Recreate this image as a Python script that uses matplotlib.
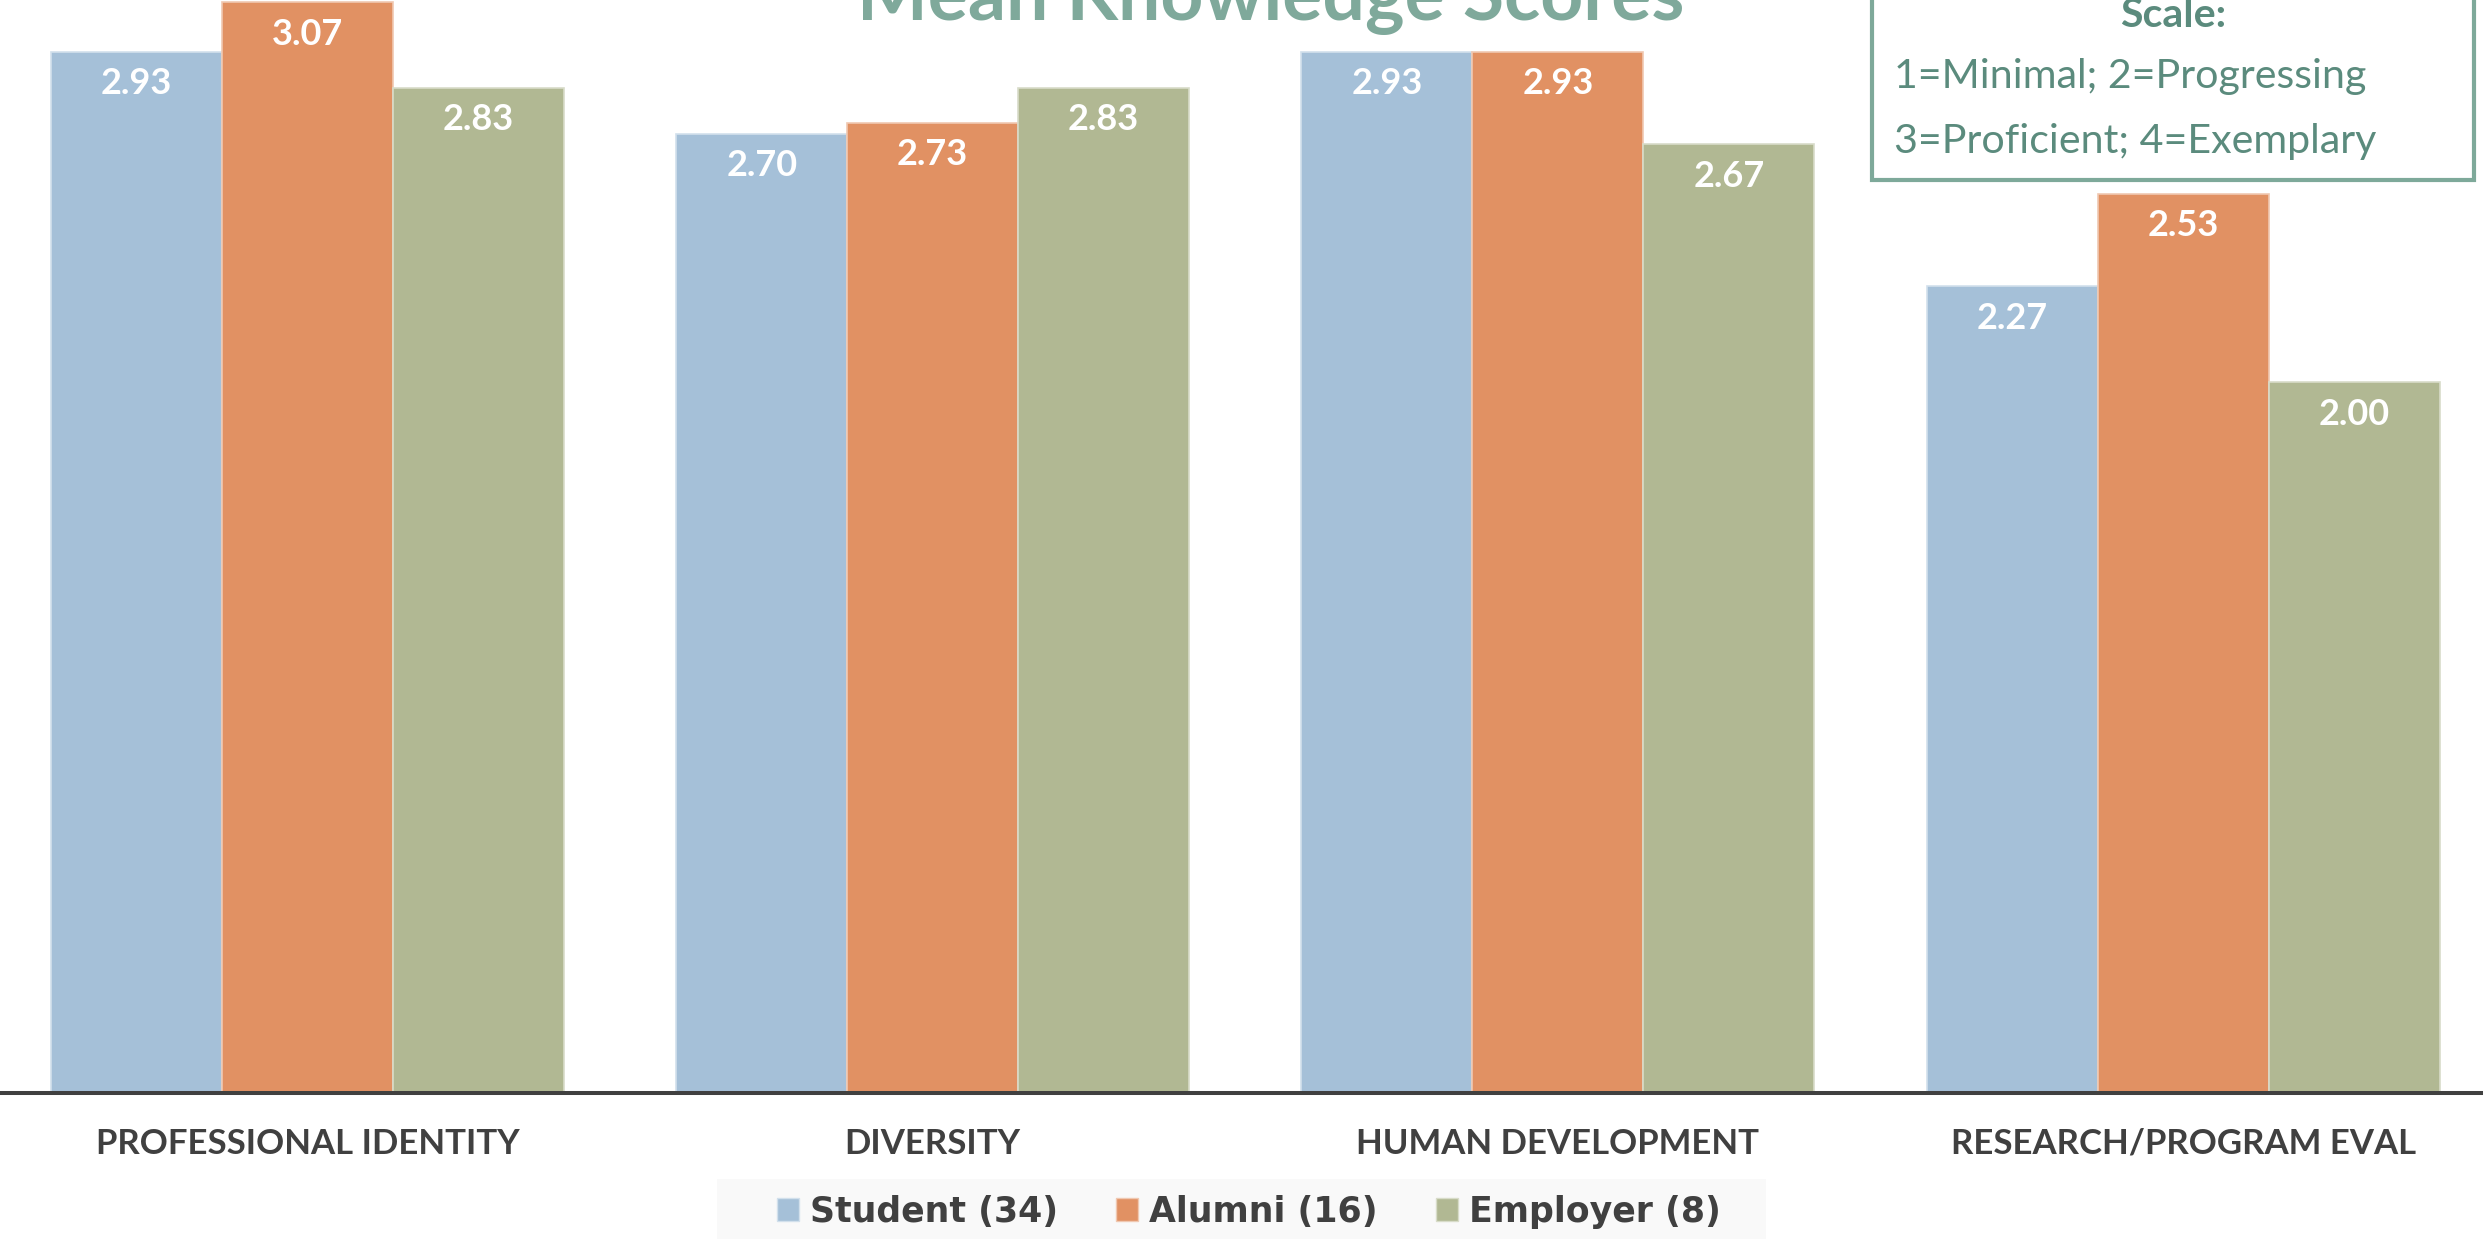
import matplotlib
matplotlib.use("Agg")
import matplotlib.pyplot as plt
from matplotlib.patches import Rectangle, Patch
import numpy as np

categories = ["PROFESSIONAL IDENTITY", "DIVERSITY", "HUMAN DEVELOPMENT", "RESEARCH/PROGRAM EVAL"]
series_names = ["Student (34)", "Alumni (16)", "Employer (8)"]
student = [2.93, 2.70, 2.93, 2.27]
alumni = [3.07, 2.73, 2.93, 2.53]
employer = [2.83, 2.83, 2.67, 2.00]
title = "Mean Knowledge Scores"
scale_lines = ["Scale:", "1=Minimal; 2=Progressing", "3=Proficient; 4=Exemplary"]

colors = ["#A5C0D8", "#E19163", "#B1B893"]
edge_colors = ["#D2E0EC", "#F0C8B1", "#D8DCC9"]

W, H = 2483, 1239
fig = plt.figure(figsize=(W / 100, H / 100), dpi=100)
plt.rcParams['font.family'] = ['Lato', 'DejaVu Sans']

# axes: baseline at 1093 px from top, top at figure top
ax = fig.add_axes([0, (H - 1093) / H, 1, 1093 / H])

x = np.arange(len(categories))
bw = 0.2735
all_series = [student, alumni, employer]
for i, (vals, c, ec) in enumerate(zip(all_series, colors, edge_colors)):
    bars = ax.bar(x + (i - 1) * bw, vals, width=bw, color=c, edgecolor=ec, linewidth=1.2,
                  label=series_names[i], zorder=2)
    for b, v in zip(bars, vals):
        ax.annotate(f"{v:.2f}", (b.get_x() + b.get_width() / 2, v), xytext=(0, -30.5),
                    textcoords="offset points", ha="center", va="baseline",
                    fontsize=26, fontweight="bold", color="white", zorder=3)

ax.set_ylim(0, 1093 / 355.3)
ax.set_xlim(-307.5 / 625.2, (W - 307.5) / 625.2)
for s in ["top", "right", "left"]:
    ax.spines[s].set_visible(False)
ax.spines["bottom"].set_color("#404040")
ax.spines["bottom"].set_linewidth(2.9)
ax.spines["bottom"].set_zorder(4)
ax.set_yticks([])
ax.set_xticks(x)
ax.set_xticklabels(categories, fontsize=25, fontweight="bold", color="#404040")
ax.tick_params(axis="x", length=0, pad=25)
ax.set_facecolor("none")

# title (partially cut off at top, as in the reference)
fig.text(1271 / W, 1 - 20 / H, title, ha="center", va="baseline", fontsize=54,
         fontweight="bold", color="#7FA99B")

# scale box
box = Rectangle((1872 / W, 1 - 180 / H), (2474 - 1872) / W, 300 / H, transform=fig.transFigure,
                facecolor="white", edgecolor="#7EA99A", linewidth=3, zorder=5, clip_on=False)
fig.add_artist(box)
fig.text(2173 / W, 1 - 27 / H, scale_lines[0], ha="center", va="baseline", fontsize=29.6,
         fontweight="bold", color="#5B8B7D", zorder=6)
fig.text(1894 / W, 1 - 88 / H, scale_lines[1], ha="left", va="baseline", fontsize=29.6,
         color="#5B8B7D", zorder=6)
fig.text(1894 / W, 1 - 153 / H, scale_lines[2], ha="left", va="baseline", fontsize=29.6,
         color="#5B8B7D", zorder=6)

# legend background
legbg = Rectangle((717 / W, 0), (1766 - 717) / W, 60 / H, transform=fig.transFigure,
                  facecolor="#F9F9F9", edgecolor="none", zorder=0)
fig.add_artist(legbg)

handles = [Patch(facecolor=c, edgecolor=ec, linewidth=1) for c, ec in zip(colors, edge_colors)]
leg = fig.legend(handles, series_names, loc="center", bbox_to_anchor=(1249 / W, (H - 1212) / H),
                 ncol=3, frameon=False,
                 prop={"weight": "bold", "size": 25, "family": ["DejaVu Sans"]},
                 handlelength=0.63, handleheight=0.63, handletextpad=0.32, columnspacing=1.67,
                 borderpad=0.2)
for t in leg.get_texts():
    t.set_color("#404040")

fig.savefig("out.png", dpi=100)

┄┄┄┄┄┄┄┄┄┄┄┄┄┄┄┄┄┄┄┄

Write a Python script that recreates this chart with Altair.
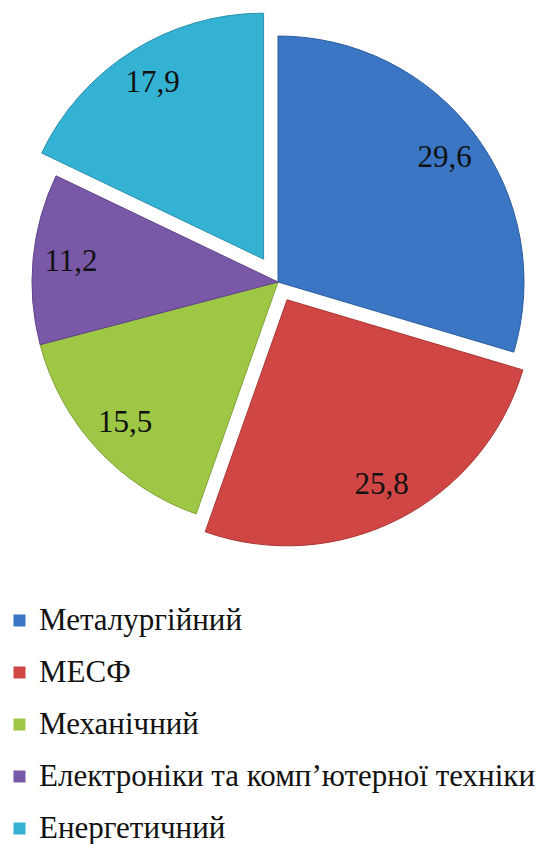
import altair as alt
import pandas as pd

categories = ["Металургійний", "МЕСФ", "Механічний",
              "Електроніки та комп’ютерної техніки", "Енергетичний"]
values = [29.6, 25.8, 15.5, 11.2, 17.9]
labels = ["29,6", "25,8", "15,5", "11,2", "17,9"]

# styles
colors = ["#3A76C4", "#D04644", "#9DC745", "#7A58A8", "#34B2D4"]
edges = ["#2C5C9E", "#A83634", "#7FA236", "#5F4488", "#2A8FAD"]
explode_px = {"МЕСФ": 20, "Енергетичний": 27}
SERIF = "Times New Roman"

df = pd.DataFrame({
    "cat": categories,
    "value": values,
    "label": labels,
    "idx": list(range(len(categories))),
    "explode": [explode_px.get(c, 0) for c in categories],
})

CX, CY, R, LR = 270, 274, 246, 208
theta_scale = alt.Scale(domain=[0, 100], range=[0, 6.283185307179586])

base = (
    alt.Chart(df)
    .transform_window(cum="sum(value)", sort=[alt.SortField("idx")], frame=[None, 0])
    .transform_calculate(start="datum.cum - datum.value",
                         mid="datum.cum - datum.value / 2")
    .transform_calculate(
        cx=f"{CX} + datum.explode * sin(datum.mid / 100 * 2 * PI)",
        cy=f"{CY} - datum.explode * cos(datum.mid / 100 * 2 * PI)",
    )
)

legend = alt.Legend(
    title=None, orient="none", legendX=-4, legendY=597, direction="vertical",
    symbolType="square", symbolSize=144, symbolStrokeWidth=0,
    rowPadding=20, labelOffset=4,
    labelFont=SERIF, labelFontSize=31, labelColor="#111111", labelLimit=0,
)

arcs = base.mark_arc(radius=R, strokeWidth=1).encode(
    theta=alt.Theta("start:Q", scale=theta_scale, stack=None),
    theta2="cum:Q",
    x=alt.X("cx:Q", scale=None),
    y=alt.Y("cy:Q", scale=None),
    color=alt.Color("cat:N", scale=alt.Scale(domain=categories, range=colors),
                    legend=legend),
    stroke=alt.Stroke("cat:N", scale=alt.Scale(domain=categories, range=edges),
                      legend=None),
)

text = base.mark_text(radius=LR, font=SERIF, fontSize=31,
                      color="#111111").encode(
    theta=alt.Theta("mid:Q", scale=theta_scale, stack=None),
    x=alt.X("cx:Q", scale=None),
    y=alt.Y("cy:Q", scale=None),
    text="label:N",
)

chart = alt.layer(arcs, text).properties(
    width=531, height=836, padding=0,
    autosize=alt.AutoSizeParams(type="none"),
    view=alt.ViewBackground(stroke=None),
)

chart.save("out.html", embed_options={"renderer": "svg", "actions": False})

┄┄┄┄┄┄┄┄┄┄┄┄┄┄┄┄┄┄┄┄

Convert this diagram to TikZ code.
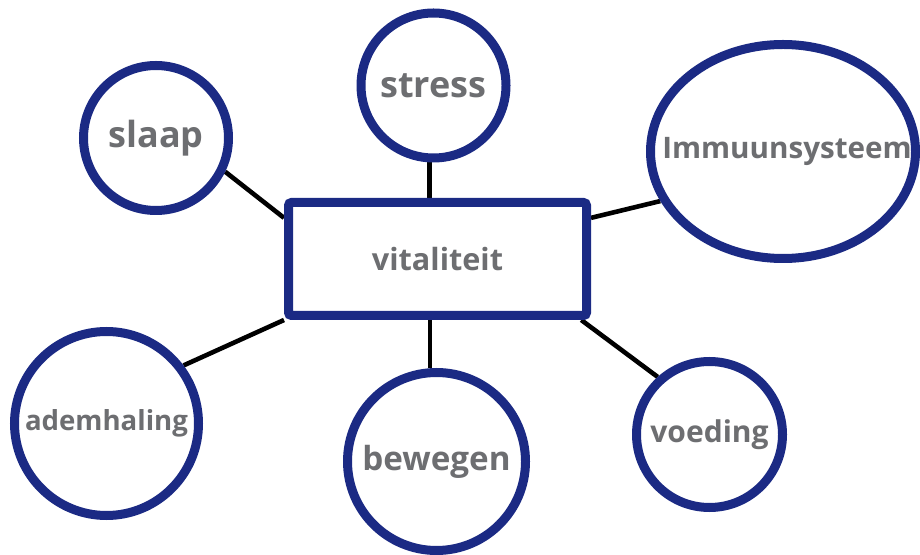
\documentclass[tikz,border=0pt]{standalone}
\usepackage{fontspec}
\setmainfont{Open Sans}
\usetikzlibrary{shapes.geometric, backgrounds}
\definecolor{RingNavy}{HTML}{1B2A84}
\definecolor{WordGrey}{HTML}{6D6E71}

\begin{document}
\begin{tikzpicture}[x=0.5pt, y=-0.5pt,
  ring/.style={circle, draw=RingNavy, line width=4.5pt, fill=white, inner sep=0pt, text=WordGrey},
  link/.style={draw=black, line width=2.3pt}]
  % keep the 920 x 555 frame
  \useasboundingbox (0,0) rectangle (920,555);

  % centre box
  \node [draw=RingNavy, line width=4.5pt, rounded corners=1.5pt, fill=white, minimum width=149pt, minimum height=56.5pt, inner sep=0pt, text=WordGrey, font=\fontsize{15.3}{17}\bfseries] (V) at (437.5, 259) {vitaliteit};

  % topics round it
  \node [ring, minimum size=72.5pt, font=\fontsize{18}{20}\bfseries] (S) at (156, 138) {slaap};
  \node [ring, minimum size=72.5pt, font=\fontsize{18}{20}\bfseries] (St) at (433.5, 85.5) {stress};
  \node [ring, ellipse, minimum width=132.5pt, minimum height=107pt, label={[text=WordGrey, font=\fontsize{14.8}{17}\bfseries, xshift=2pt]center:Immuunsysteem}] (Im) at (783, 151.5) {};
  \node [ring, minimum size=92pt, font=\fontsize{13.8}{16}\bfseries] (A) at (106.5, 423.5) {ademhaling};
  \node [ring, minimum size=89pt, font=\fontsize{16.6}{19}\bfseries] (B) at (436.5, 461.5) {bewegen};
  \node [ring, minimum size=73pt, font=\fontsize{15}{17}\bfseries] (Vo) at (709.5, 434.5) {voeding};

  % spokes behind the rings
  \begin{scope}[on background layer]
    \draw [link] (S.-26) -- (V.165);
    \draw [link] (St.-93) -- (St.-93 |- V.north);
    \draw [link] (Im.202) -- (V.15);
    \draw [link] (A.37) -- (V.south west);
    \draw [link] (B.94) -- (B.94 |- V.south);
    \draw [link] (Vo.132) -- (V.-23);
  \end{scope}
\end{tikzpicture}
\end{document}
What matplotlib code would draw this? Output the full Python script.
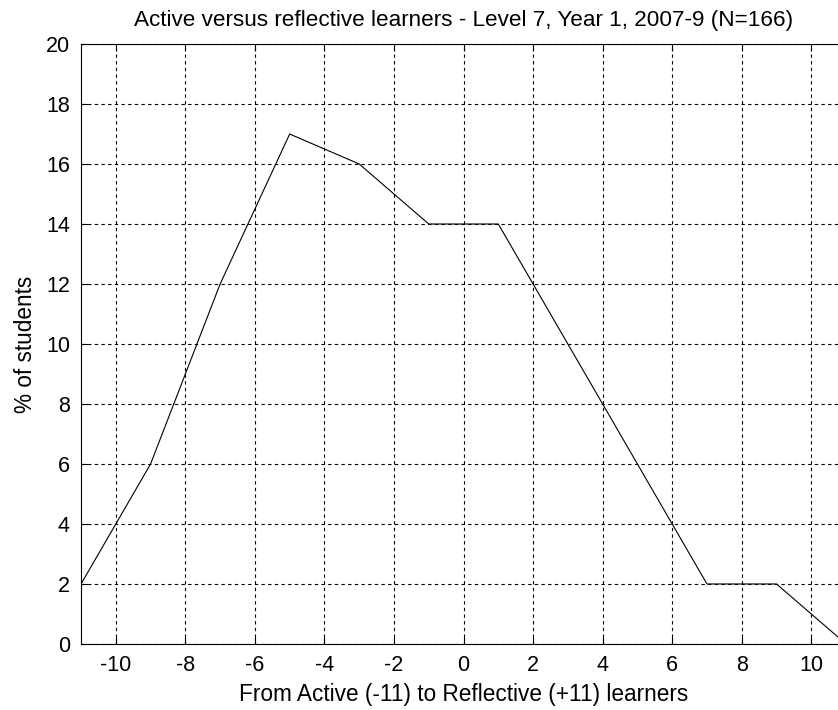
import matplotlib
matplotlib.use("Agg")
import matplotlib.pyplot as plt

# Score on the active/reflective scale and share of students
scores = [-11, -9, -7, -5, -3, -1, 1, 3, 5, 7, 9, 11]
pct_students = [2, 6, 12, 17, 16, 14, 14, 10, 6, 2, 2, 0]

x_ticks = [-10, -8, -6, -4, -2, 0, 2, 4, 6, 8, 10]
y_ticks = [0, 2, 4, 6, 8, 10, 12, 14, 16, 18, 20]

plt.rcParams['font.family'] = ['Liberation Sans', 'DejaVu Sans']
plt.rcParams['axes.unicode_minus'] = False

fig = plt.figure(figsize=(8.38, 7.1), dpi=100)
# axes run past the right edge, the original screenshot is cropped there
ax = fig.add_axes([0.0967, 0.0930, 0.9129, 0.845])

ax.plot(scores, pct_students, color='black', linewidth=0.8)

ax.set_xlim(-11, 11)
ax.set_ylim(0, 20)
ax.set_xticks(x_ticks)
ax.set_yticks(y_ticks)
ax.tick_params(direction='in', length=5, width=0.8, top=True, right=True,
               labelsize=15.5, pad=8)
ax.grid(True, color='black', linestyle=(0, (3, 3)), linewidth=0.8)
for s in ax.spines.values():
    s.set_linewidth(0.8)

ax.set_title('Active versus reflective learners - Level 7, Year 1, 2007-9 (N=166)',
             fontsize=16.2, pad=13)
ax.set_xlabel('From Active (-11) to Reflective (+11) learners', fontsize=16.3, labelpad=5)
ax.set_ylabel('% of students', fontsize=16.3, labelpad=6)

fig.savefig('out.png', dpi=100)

┄┄┄┄┄┄┄┄┄┄┄┄┄┄┄┄┄┄┄┄

▸ **WHAT YOU WILL DO**:
Your task is to pick out every line with the string "this" and copy it.

▸ **ANSWER IN FULL**:
Recreate this image as a Python script that uses matplotlib.
Write a Python script that recreates this chart with Altair.
Convert this diagram to TikZ code.
What matplotlib code would draw this? Output the full Python script.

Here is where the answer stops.